Most adults with scoliosis don’t require surgery, although it may be considered if:
- the amount of spinal curvature is greater than 50 degrees
- the curvature progresses 5 degrees or more within one year and the curve is greater than 40 to 45 degrees
- pain is persistent and severe
- lung function is impaired because of the spinal curvature.
Because surgery for adult scoliosis is complex and carries a high risk of complications, it is usually considered only after all other options, such as medication and physical therapy, have been exhausted.
Spinal fusion is the main surgical procedure used to treat scoliosis in adults. This procedure involves using screws and rods in conjunction with a bone graft to fuse together two or more adjacent vertebrae. The bone graft may be made from tissue from your own body (autograft), cadaver bone (allograft), or from a biologically manufactured human bone protein that stimulates bone growth. Instrumentation, such as rods, screws, and other hardware, are attached to the spine to partially correct the curvature and to support the spine in order to allow the bones to fuse, providing long-term stability.
Following surgery for scoliosis, most individuals spend several days in the hospital, and they can expect to be mobile within about four weeks. However, because it can take three to six months for vertebrae to fuse completely, it’s best to avoid strenuous activity and heavy lifting until your doctor gives approval for these types of activities.
Low-impact exercise may be recommended, and some doctors advise their patients to consume foods high in calcium, such as dairy products, and to avoid smoking to promote bone formation at the fusion site.
Is Surgery in Adults Effective?
Because of the variety of back problems that can contribute to adult scoliosis and the wide range of surgical options, it’s difficult to make comparisons and determine surgical success rates. Nevertheless, recent studies suggest some benefit from surgery in adults.
A 2009 retrospective study of 83 scoliosis patients over age 65, reported in the journal Spine, found that individuals who were treated surgically had less pain, better quality of life, and were more satisfied with their treatment than patients who were not treated surgically. A review of 49 studies of scoliosis surgery in adults ranging in age from 25 to 75, published in the Journal of Neurosurgery, found that surgery for adult scoliosis reduced curvature of the spine and significantly improved disability.

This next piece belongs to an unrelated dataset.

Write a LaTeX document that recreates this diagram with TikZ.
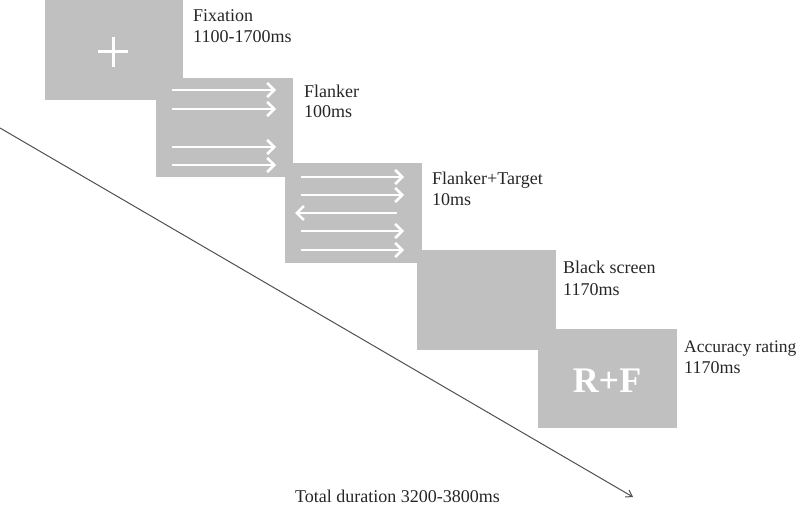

Additionally, newer, minimally invasive surgical procedures show promise. A 2010 study in the Journal of Neurosurgery reported on minimally invasive correction and fusion in 25 adults (average age 63). The results at one year were similar to those seen with traditional open surgery.
Is Surgery for Adult Scoliosis Safe?
High rates of complications have been reported, especially when surgery involves fusion of two vertebrae or there are two curves instead of one. Complications are particularly common among older people and can include pneumonia, persistent pain, infection, and pseudarthrosis (movement at the fused site). In the Journal of Neurosurgery review, investigators found that complications occurred in 40% of the cases, including pseudarthrosis in 13 percent.
If you’re considering surgery for adult scoliosis, make sure you have a clear understanding of its risks and the benefits.